Subtitle 8 of Title 3 of the MGCL permits a Maryland REIT with a class of equity securities registered under the Exchange Act and at least three independent trustees to elect to be subject, by provision in its declaration of trust or bylaws or a resolution of its board of trustees and notwithstanding any contrary provision in the declaration of trust or bylaws, to any or all of five provisions of the MGCL, which provide for:
a classified board;
a two-thirds vote requirement for removing a trustee;
a requirement that the number of trustees be fixed only by vote of the trustees;
a requirement that a vacancy on the board be filled only by the remaining trustees and for the remainder of the full term of the class of trustees in which the vacancy occurred; and
a majority requirement for the calling of a special meeting of shareholders.
Through provisions in our Declaration of Trust and Bylaws unrelated to Subtitle 8, we already (i) require the affirmative vote of at least two-thirds of the votes entitled to be cast generally in the election of trustees to remove a trustee from our Board, (ii) vest in our Board the exclusive power to fix the number of trustees, (iii) vest in our Board the exclusive power to fill vacancies and (iv) require, unless called by our chairman of our Board, our chief executive officer, our president or our Board, the written request of shareholders entitled to cast not less than 40% of all the votes entitled to be cast at such a meeting to call a special meeting.

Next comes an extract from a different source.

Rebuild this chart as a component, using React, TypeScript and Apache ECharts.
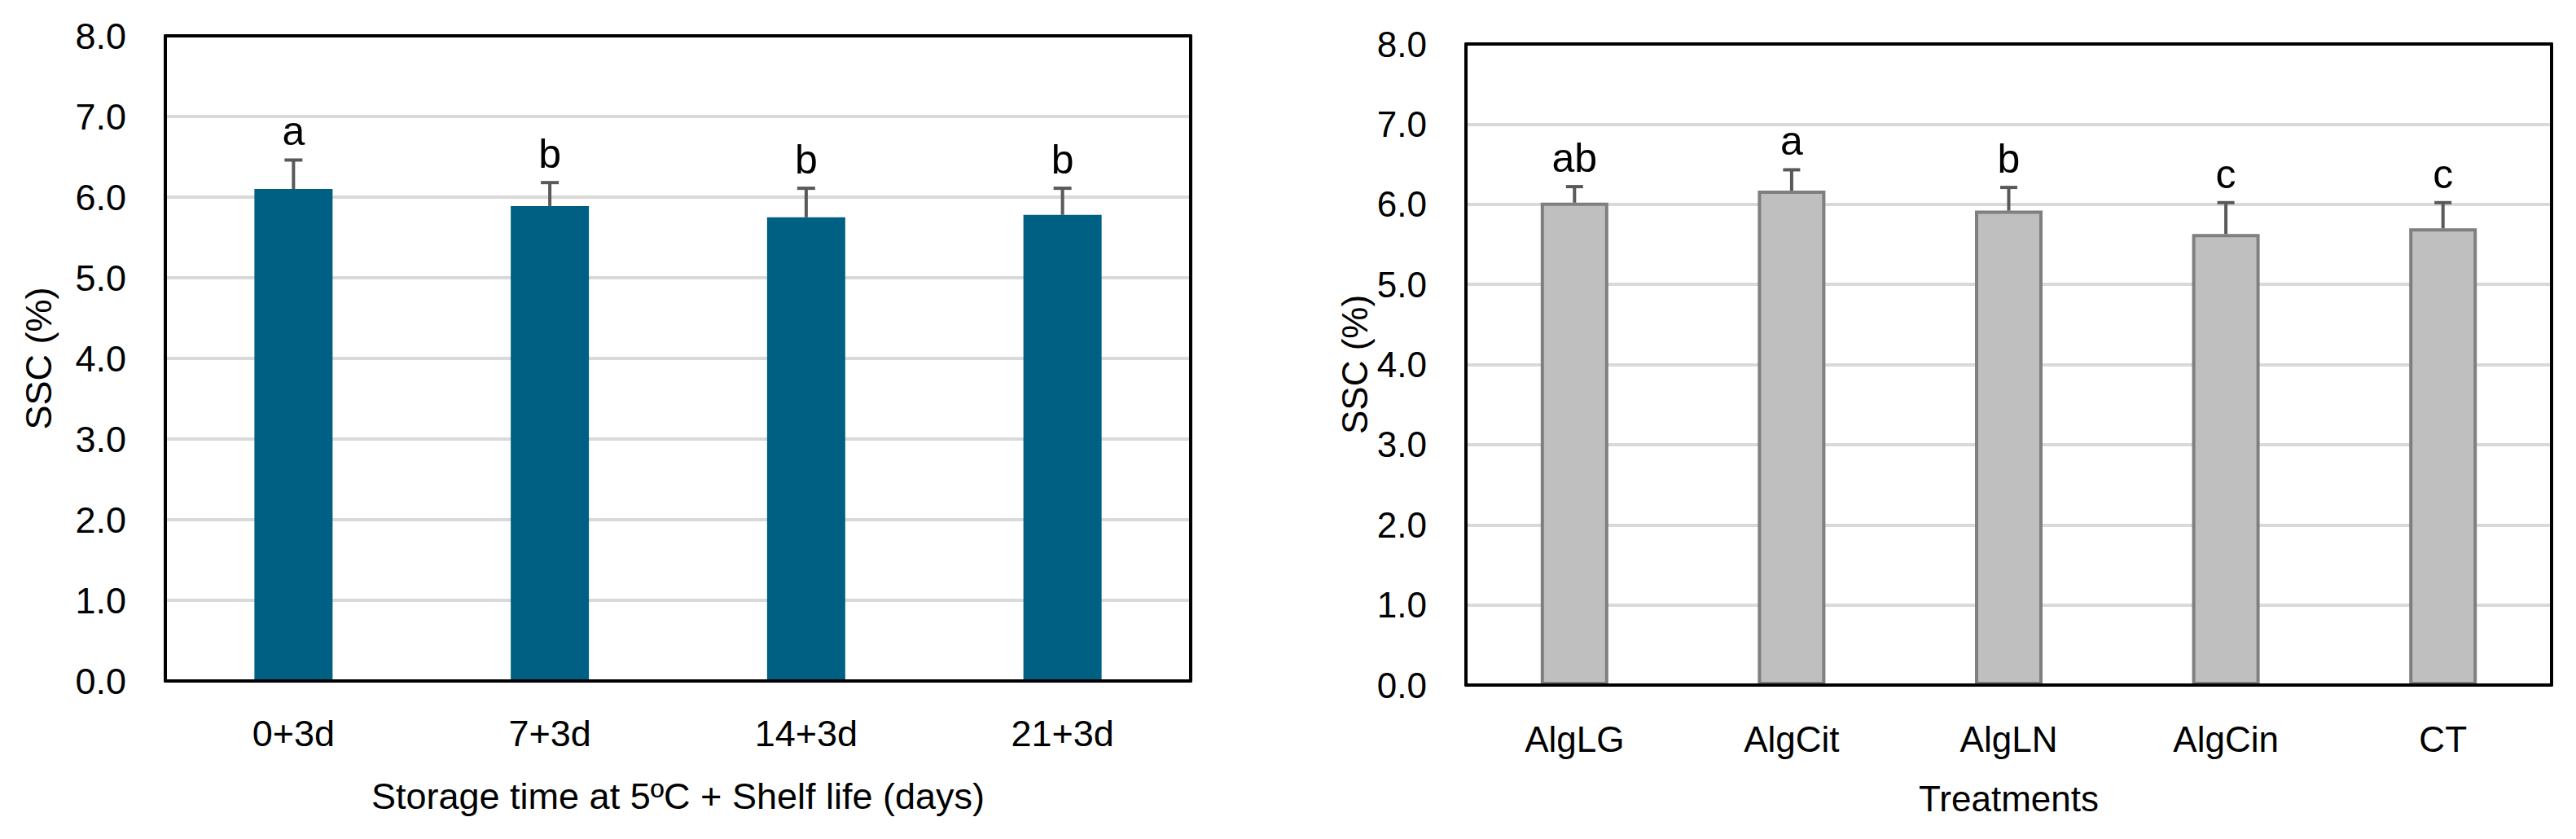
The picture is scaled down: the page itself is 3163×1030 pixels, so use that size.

We have opted out of the provision of Subtitle 8 of Title 3 of the MGCL that would have permitted our Board to unilaterally divide itself into classes with staggered terms of three years each (also referred to as a classified board) without shareholder approval, and we are prohibited from electing to be subject to such provision of the MGCL unless such election is first approved by our shareholders by the affirmative vote of a majority of all the votes entitled to be cast on the matter. We do not currently have a classified board.